MARY KELLY SEEN ON COMMERCIAL STREET
In the early hours of the 9th of November twenty five year old Mary Kelly was heard singing in her room at 13 Miller’s Court. At 2am on the 9th November George Hutchinson met twenty - five- year - old Mary Kelly on Commercial Street. She cheerfully asked him for sixpence, to which Hutchinson replied that even this amount was beyond his modest means. She laughed, told him she’d “just have to find it some other way” and continued to the junction with Thrawl Street, where she met with another man. Hutchinson saw the two chat a little, then watched as Mary led the man into Dorset Street, where they entered her room in Miller’s Court. Forty five minutes later neither had emerged from the room and Hutchinson left the scene.
A CRY OF MURDER IN THE NIGHT
Shortly before 4am two of Mary’s neighbours heard a cry of “murder” but since such cries were a common occurrence in the area they both ignored them.
THE BODY OF MARY KELLY IS DISCOVERED
At 10.45am on the 9th November, Mary Kelly’s landlord, John McCarthy sent his assistant Thomas Bowyer round to 13 Miller’s Court to collect her overdue rent. Moments later an ashen faced Bowyer returned. “Governor” he stammered “I knocked at the door and could not make anyone answer. I looked through the window and saw a lot of blood.” The two men returned to the room and squinting through the window McCarthy gazed upon an horrific sight. The bedside table was covered with what appeared to be lumps of flesh, and there on the bed, barely recognisable as human lay the body of Mary Kelly.
Soon Inspectors Walter Dew and Walter Beck had arrived at the scene and by 11.30am Inspector Abberline had joined them. But amazingly it would be another two hours before any of them entered Mary Kelly’s room.
Somebody mistakenly believed that bloodhounds were going to be brought to the scene and in fact they weren’t but they didn’t know that. It was only when a senior officer came along and said that there were going to be no bloodhounds that the police finally forced the door and entered the room.

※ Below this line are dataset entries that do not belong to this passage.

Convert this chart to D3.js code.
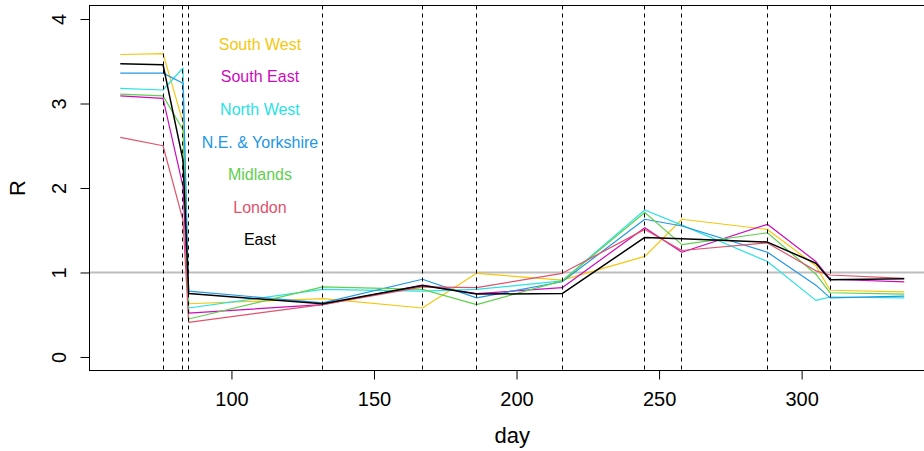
<!DOCTYPE html>
<html>
<head>
<meta charset="utf-8">
<script src="https://cdn.jsdelivr.net/npm/d3@7"></script>
<style>
  html, body { margin: 0; padding: 0; background: #fff; }
  svg { display: block; font-family: "Liberation Sans", Arial, Helvetica, sans-serif; }
</style>
</head>
<body>
<svg id="chart" width="924" height="451"></svg>
<script>
// Estimated reproduction number R by region over time (day of year)
const days = [61, 76, 83, 85, 132, 167, 186, 216, 245, 258, 288, 305, 310, 336];

const southWest = [3.58, 3.59, 2.78, 0.63, 0.69, 0.58, 0.99, 0.91, 1.19, 1.63, 1.51, 1.08, 0.79, 0.77];
const southEast = [3.09, 3.06, 2.02, 0.52, 0.62, 0.85, 0.75, 0.82, 1.53, 1.24, 1.57, 1.13, 0.92, 0.89];
const northWest = [3.18, 3.16, 3.42, 0.58, 0.80, 0.78, 0.80, 0.90, 1.74, 1.56, 1.13, 0.67, 0.71, 0.70];
const neYorkshire = [3.36, 3.36, 3.24, 0.78, 0.64, 0.92, 0.70, 0.89, 1.63, 1.55, 1.24, 0.85, 0.70, 0.72];
const midlands = [3.11, 3.09, 2.69, 0.45, 0.83, 0.80, 0.62, 0.90, 1.71, 1.33, 1.47, 0.98, 0.76, 0.745];
const london = [2.60, 2.50, 1.62, 0.41, 0.62, 0.83, 0.82, 0.99, 1.51, 1.26, 1.35, 1.02, 0.97, 0.93];
const east = [3.47, 3.46, 2.33, 0.75, 0.63, 0.845, 0.745, 0.75, 1.415, 1.40, 1.36, 1.11, 0.915, 0.925];

const regionNames = ["South West", "South East", "North West", "N.E. & Yorkshire", "Midlands", "London", "East"];
const regionValues = [southWest, southEast, northWest, neYorkshire, midlands, london, east];
const regionColors = ["#F5C710", "#CD0BBC", "#28E2E5", "#2297E6", "#61D04F", "#DF536B", "#000000"];

// Change-point days marked with dashed verticals
const breakDays = [76, 83, 85, 132, 167, 186, 216, 245, 258, 288, 310];

const xTicks = [100, 150, 200, 250, 300];
const yTicks = [0, 1, 2, 3, 4];

const svg = d3.select("#chart");
const plot = { left: 88.9, right: 935.6, top: 5.5, bottom: 370.5 };

const x = d3.scaleLinear().domain([50, 347]).range([plot.left, plot.right]);
const y = d3.scaleLinear().domain([-0.16, 4.16]).range([plot.bottom, plot.top]);

// reference line at R = 1
svg.append("line")
  .attr("x1", plot.left).attr("x2", plot.right)
  .attr("y1", y(1)).attr("y2", y(1))
  .attr("stroke", "#bebebe").attr("stroke-width", 2);

// regional R trajectories
const line = d3.line().x(d => x(d[0])).y(d => y(d[1]));
regionValues.forEach((vals, i) => {
  svg.append("path")
    .datum(days.map((d, j) => [d, vals[j]]))
    .attr("d", line)
    .attr("fill", "none")
    .attr("stroke", regionColors[i])
    .attr("stroke-width", i === 6 ? 1.5 : 1.2)
    .attr("stroke-linejoin", "round");
});

// dashed change-point markers
svg.append("g").selectAll("line").data(breakDays).join("line")
  .attr("x1", d => Math.floor(x(d)) + 0.5).attr("x2", d => Math.floor(x(d)) + 0.5)
  .attr("y1", plot.top).attr("y2", plot.bottom)
  .attr("stroke", "#000").attr("stroke-width", 1)
  .attr("stroke-dasharray", "4,4");

// region labels
const labelDay = 110;
regionNames.forEach((name, i) => {
  svg.append("text")
    .attr("x", x(labelDay))
    .attr("y", y(3.7 - i * 0.385))
    .attr("dy", "0.35em")
    .attr("text-anchor", "middle")
    .attr("font-size", 16)
    .attr("fill", regionColors[i])
    .text(name);
});

// plot frame
svg.append("rect")
  .attr("x", 89.5).attr("y", plot.top)
  .attr("width", plot.right - 89.5).attr("height", plot.bottom - plot.top)
  .attr("fill", "none").attr("stroke", "#000").attr("stroke-width", 1);

// axes
const xAxis = svg.append("g")
  .attr("transform", `translate(0,${plot.bottom})`)
  .call(d3.axisBottom(x).tickValues(xTicks).tickSize(9).tickSizeOuter(0).tickFormat(d3.format("d")));
xAxis.select(".domain").remove();
xAxis.selectAll("text")
  .attr("y", 35).attr("dy", 0)
  .attr("font-size", 20).attr("fill", "#000")
  .attr("font-family", "Liberation Sans, Arial, sans-serif");

const yAxis = svg.append("g")
  .attr("transform", `translate(89.5,0)`)
  .call(d3.axisLeft(y).tickValues(yTicks).tickSize(9).tickSizeOuter(0).tickFormat(d3.format("d")));
yAxis.select(".domain").remove();
yAxis.selectAll("text")
  .attr("x", 0).attr("dy", 0)
  .attr("transform", "translate(-24,0) rotate(-90)")
  .attr("text-anchor", "middle")
  .attr("font-size", 20).attr("fill", "#000")
  .attr("font-family", "Liberation Sans, Arial, sans-serif");

// axis titles
svg.append("text")
  .attr("x", (plot.left + plot.right) / 2).attr("y", 443)
  .attr("text-anchor", "middle").attr("font-size", 22)
  .text("day");

svg.append("text")
  .attr("transform", `translate(25,${(plot.top + plot.bottom) / 2}) rotate(-90)`)
  .attr("text-anchor", "middle").attr("font-size", 22)
  .text("R");
</script>
</body>
</html>
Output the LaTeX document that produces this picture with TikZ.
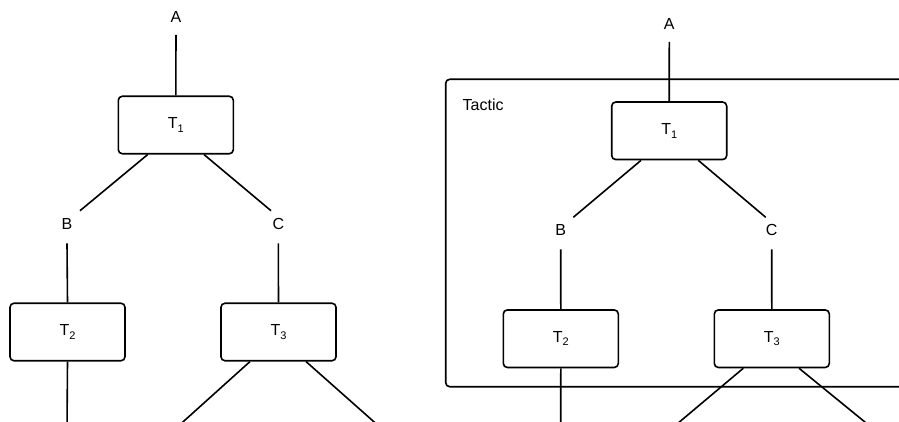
\documentclass[tikz,border=0pt]{standalone}
\usepackage{fontspec}
\setmainfont{Liberation Sans}
\usetikzlibrary{calc}
\tikzset{
  tbox/.style={draw, line width=1.6pt, rounded corners=4pt, minimum width=115pt, minimum height=57.5pt, inner sep=0pt},
  lbl/.style={inner sep=0pt, font=\fontsize{16}{19}\selectfont},
  conn/.style={line width=1.6pt},
  frame/.style={draw, line width=1.6pt, rounded corners=4pt}
}
\newcommand{\Tsub}[1]{T\raisebox{-0.22em}{\fontsize{11}{13}\selectfont #1}}
\begin{document}
\begin{tikzpicture}[x=1pt,y=-1pt]
\useasboundingbox (0,0) rectangle (899,422);
\clip (0,0) rectangle (899,422);
% ---------- left diagram ----------
\node[lbl] (lA) at (176,17) {A};
\node[tbox,lbl] (lT1) at (175.8,125) {\Tsub{1}};
\node[lbl] (lB) at (67,224) {B};
\node[lbl] (lC) at (278.3,224) {C};
\node[tbox,lbl] (lT2) at (67.5,332) {\Tsub{2}};
\node[tbox,lbl] (lT3) at (278.5,332) {\Tsub{3}};
\coordinate (lE1) at (67,430);
\coordinate (lE2) at (174,430);
\coordinate (lE3) at (383.2,430);
\draw[conn] ($(lA)+(0,18)$) -- (lT1.north);
\draw[conn] ($(lT1.south)+(-28.1,0)$) -- ($(lB)+(13,-13.3)$);
\draw[conn] ($(lT1.south)+(28.2,0)$) -- ($(lC)+(-7.3,-13.3)$);
\draw[conn] ($(lB)+(0,19.3)$) -- (lT2.north);
\draw[conn] ($(lC)+(0,19.3)$) -- (lT3.north);
\draw[conn] (lT2.south) -- (lE1);
\draw[conn] ($(lT3.south)+(-28.5,0)$) -- (lE2);
\draw[conn] ($(lT3.south)+(27.5,0)$) -- (lE3);
% ---------- right diagram ----------
\draw[frame] (445.7,79.3) rectangle (920,386.7);
\node[lbl, anchor=west] (tactic) at (462.5,105) {Tactic};
\node[lbl] (rA) at (669.3,24) {A};
\node[tbox,lbl,fill=white] (rT1) at (669.2,130.8) {\Tsub{1}};
\node[lbl] (rB) at (560.7,230) {B};
\node[lbl] (rC) at (771.7,230) {C};
\node[tbox,lbl,fill=white] (rT2) at (560.8,338.7) {\Tsub{2}};
\node[tbox,lbl,fill=white] (rT3) at (771.8,338.7) {\Tsub{3}};
\coordinate (rE1) at (560.7,430);
\coordinate (rE2) at (669.9,430);
\coordinate (rE3) at (874.7,430);
\draw[conn] ($(rA)+(0,18)$) -- (rT1.north);
\draw[conn] ($(rT1.south)+(-28.2,0)$) -- ($(rB)+(12.6,-12.7)$);
\draw[conn] ($(rT1.south)+(29.1,0)$) -- ($(rC)+(-6,-12.7)$);
\draw[conn] ($(rB)+(0,19.3)$) -- (rT2.north);
\draw[conn] ($(rC)+(0,19.3)$) -- (rT3.north);
\draw[conn] (rT2.south) -- (rE1);
\draw[conn] ($(rT3.south)+(-28.5,0)$) -- (rE2);
\draw[conn] ($(rT3.south)+(27.2,0)$) -- (rE3);
\end{tikzpicture}
\end{document}
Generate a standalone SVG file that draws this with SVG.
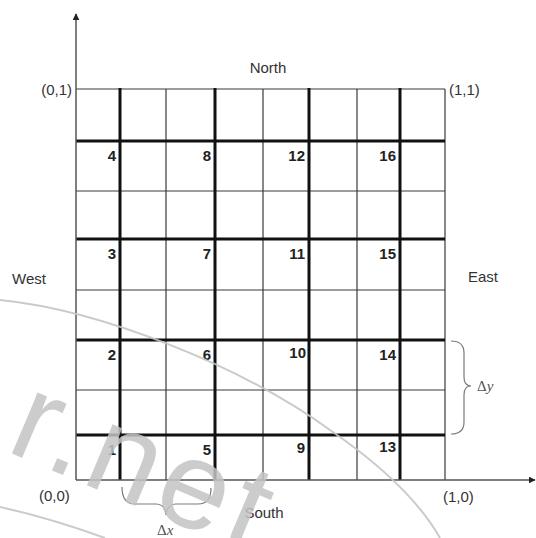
<svg xmlns="http://www.w3.org/2000/svg" width="536" height="538" viewBox="0 0 536 538">
<defs>
<style>
.thin{stroke:#3a3a3a;stroke-width:1.2;fill:none}
.thick{stroke:#111;stroke-width:3;fill:none}
.axis{stroke:#555;stroke-width:1.5;fill:none}
.brace{stroke:#7a7a7a;stroke-width:1.2;fill:none}
.lbl{font-family:"Liberation Sans",Arial,sans-serif;font-size:15px;fill:#333}
.num{font-family:"Liberation Sans",Arial,sans-serif;font-size:15px;font-weight:bold;fill:#222;text-anchor:end}
.delta{font-family:"Liberation Serif","Times New Roman",serif;font-size:15px;fill:#555}
.wm{fill:#c4c4c4;opacity:0.85}
.wmline{stroke:#c4c4c4;stroke-width:2;fill:none;opacity:0.9}
</style>
<marker id="arr" viewBox="0 0 10 10" refX="9" refY="5" markerWidth="7" markerHeight="7" orient="auto" markerUnits="userSpaceOnUse">
<path d="M0,0 L10,5 L0,10 Z" fill="#222"/>
</marker>
</defs>
<rect width="536" height="538" fill="#fff"/>

<g id="grid">
<path class="thin" d="M76,89H445 M76,191H445 M76,290H445 M76,390H445"/>
<path class="thin" d="M166,89V480 M263,89V480 M357,89V480 M445,89V480"/>
<path class="thick" d="M76,141H445 M76,239H445 M76,340H445 M76,435H445"/>
<path class="thick" d="M120,88V480 M215,88V480 M309,88V480 M400,88V480"/>
</g>

<g id="connectors">
<path class="axis" d="M76,480V14" marker-end="url(#arr)"/>
<path class="axis" d="M76,480H535" marker-end="url(#arr)"/>
<path class="brace" d="M122,487 Q122,504 135,504 L156,504 Q165,504 166,515 Q167,504 176,504 L198,504 Q211,504 211,488"/>
<path class="brace" d="M451,341 Q464,341 464,353 L464,377 Q464,386 471,386 Q464,386 464,395 L464,422 Q464,434 451,434"/>
</g>

<g id="cell-1"><text class="num" x="116" y="455">1</text></g>
<g id="cell-2"><text class="num" x="116" y="360">2</text></g>
<g id="cell-3"><text class="num" x="116" y="259">3</text></g>
<g id="cell-4"><text class="num" x="116" y="161">4</text></g>
<g id="cell-5"><text class="num" x="211" y="455">5</text></g>
<g id="cell-6"><text class="num" x="211" y="360">6</text></g>
<g id="cell-7"><text class="num" x="211" y="259">7</text></g>
<g id="cell-8"><text class="num" x="211" y="161">8</text></g>
<g id="cell-9"><text class="num" x="305" y="453">9</text></g>
<g id="cell-10"><text class="num" x="306" y="358">10</text></g>
<g id="cell-11"><text class="num" x="305" y="259">11</text></g>
<g id="cell-12"><text class="num" x="305" y="161">12</text></g>
<g id="cell-13"><text class="num" x="396" y="452">13</text></g>
<g id="cell-14"><text class="num" x="396" y="360">14</text></g>
<g id="cell-15"><text class="num" x="396" y="259">15</text></g>
<g id="cell-16"><text class="num" x="396" y="161">16</text></g>

<g id="labels">
<text class="lbl" x="268" y="73" text-anchor="middle">North</text>
<text class="lbl" x="264" y="518" text-anchor="middle">South</text>
<text class="lbl" x="12" y="284">West</text>
<text class="lbl" x="468" y="282">East</text>
<text class="lbl" x="72" y="95" text-anchor="end">(0,1)</text>
<text class="lbl" x="449" y="95">(1,1)</text>
<text class="lbl" x="39" y="501">(0,0)</text>
<text class="lbl" x="443" y="502">(1,0)</text>
<text class="delta" x="157" y="535">Δ<tspan font-style="italic">x</tspan></text>
<text class="delta" x="477" y="391">Δ<tspan font-style="italic">y</tspan></text>
</g>

<g id="watermark">
<path class="wmline" d="M0,300 C100,310 240,365 330,430 Q410,485 440,538"/>
<path class="wmline" d="M0,507 Q50,518 105,538"/>
<text class="wm" x="4" y="450" transform="rotate(23 4 450)" font-family="'Liberation Sans',Arial,sans-serif" font-size="125" letter-spacing="6">r.net</text>
</g>
</svg>
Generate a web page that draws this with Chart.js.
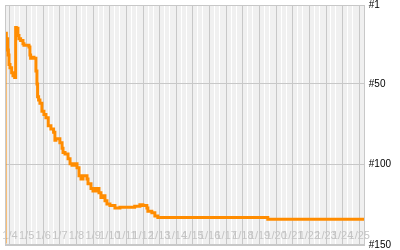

None of the detectives who entered that tiny room would ever forget the sight that met their eyes. Mary Kelly lay upon the bed and her injuries were truly horrific. The whole of the surfaces of the abdomen and thighs had been removed and the abdominal cavity emptied. The breasts had been cut off, the arms mutilated by several jagged wounds and the face hacked beyond recognition. The uterus and the kidneys, together with one breast, were found beneath her head. The other breast lay by her right foot. The liver had been placed between her legs, and the spleen by the left side of the body. Her heart had been cut out and was never discovered, although there is some evidence to suggest that the killer may have burnt it in her fireplace. John McCarthy, Mary Kelly’s landlord, was no doubt giving vent to the feelings of all who witnessed the bloody carnage inside 13 Miller’s Court, when later that day he told a reporter, ”The sight we saw I cannot drive away from my mind. It looked more like the work of a devil than of a man. The whole scene is more than I can describe. I hope I may never see such a sight again.”
But the day held another surprise for the beleaguered police officers. For as they went about their now familiar routine of searching for clues and suspects, news arrived that their commissioner, Sir Charles Warren, had resigned.
Sir Charles Warren had in fact tendered his resignation several times over his term of office and had resigned some time before the last murder. It just so happened that the resignation was accepted just before the murder took place. He hadn’t in fact gone and he still remained Commissioner of the Metropolitan Police because he hadn’t been replaced.